Santa Fiora e le Robbiane: due testimonianze storiche e artistiche.
Possiamo ammirare queste autentiche perle del passato quando decidiamo di visitare la splendida Toscana. Con piglio determinato cominciamo dalla piazza di Santa Fiora dove c’è il nucleo più antico del paese situato nell’area del Monte Amiata, vicino Grosseto.
La storia è in grado di aumentare la cultura quando ammiriamo le bellezze dell’epoca. La località è dominata dalle strutture difensive medievali degli Aldobrandeschi: restano la torre quadrata, i basamenti a scarpa e lo spezzone della torretta dell’orologio; al centro troviamo una ceramica invetriata dei Della Robbia (elemento superstite dell’orologio originario).
Nella porzione finale della piazza spicca il Palazzo Sforza (XVI secolo) in stile rinascimentale. Il portone era una delle porte d’accesso al paese. All’interno del palazzo i lavori di restauro hanno riportato alla luce un fantastico ciclo di affreschi di Scuola Romana del XVI secolo, esempio originale in tutta Italia di arte profana nell’area amiatina.
La storia lascia sempre affascinati e quando riusciamo a vedere queste testimonianze è davvero più semplice immaginare quell’epoca; comprendiamo le differenti abitudini sociali e le peculiarità che contraddistinguono in modo decisamente unico diversi borghi italiani.
Il ruolo della storia
Non c’è alcun dubbio sul valore storico. Possiamo affermare con certezza che quella di Santa Fiora è una delle più imponenti collezioni di opere robbiane e, con quelle di Radicofani, rappresentano l’unico esempio di arte fiorentina nel territorio soggetto al dominio dell’arte senese.

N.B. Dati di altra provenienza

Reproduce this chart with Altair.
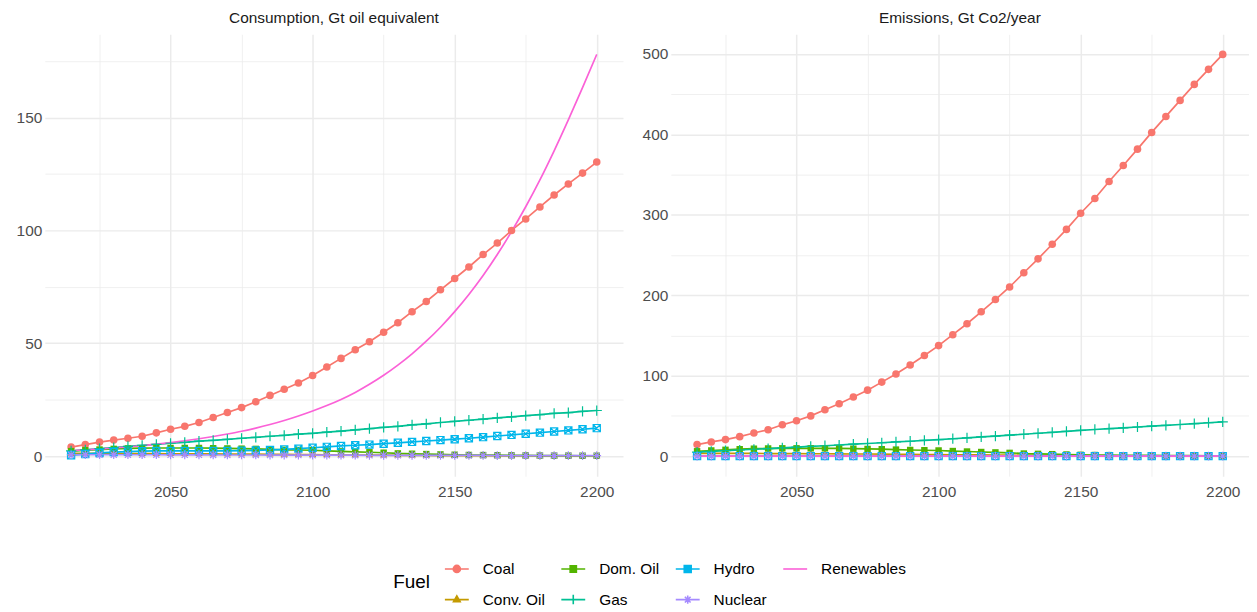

Le robbiane santafioresi sono delle monumentali pale d’altare in terracotta invetriata, di rara bellezza per la sobrietà delle immagini, dei colori e l’armonia delle forme. Le opere che possiamo ammirare nella Pieve sono il Battesimo di Gesù, la Madonna della Cintola, l’Ultima Cena e la Resurrezione (il pulpito), un trittico raffigurante l’incoronazione della Vergine ed i Santi Francesco e Girolamo.
A completare la carrellata artistica del ciclo delle opere sono due preziose ricchezze storiche: un crocifisso e un tabernacolo degli olii santi. Quando ammiriamo questi reperti storici che compongono il grande patrimonio culturale italiano sparso nella Pensiola, possiamo capire con maggiore cognizione l’importanza della storia e della ricchezza posseduta dall’Italia.
È una riflessione per comprendere lo strategico ruolo della cultura che dovrebbe essere un bene per il turismo da gestire nelle sue sfaccettature particolari: dall’accoglienza alla fruibilità.
Subito dopo aver oltrepassato Porta delle Scalette si accede al Terziere di Borgo: c’è la bella veduta del Parco della Peschiera.
Quando saliamo sopra il parapetto sulla sinistra, possiamo ammirare i tetti pieni di muschio che digradano verso la vallata, il Sasso di Petersola, il corso del fiume Fiora e, sulla sinistra, alle falde del fiume Calvo dove gli abeti bianchi infoltiscono ed oscurano la vegetazione, il Convento della SS. Trinità.
Proseguiamo per Via delle monache e raggiungiamo il Convento delle Clarisse, fondato agli inizi del Seicento dalla mistica senese Passitea Croci, dove si conserva il quattrocentesco Crocifisso Ligneo, ritenuto miracoloso e molto venerato dalla popolazione locale.
Tornando sui propri passi troviamo a sinistra Via S. Antonio, che sfocia nell’omonima piazza, dove rimangono i ruderi della chiesa dedicata al Santo e distrutta nel periodo napoleonico. Dalla piazza inizia la suggestiva Via Lunga dove tra il ‘500 e il ‘700 risiedeva la comunità ebraica.
Continuiamo la visita verso Piazza S. Agostino dove, agli inizi del XIV secolo, sorse il Convento degli Agostiniani. Il complesso monastico era completato da uno spedale, dalla scuola e dalla chiesa dedicata a San Michele Arcangelo. Notevoli l’architrave e la targa con il simbolo agostiniano collocata sulla parete laterale esterna.
La chiesa fu originariamente scelta per le sepolture dei conti Aldobrandeschi. Il convento fu soppresso a seguito delle riforme leopoldine (XVIII secolo). Nella chiesa era collocata la statua lignea policroma di Iacopo della Quercia, attualmente esposta, con altri materiali provenienti dal convento, al museo di Pitigliano.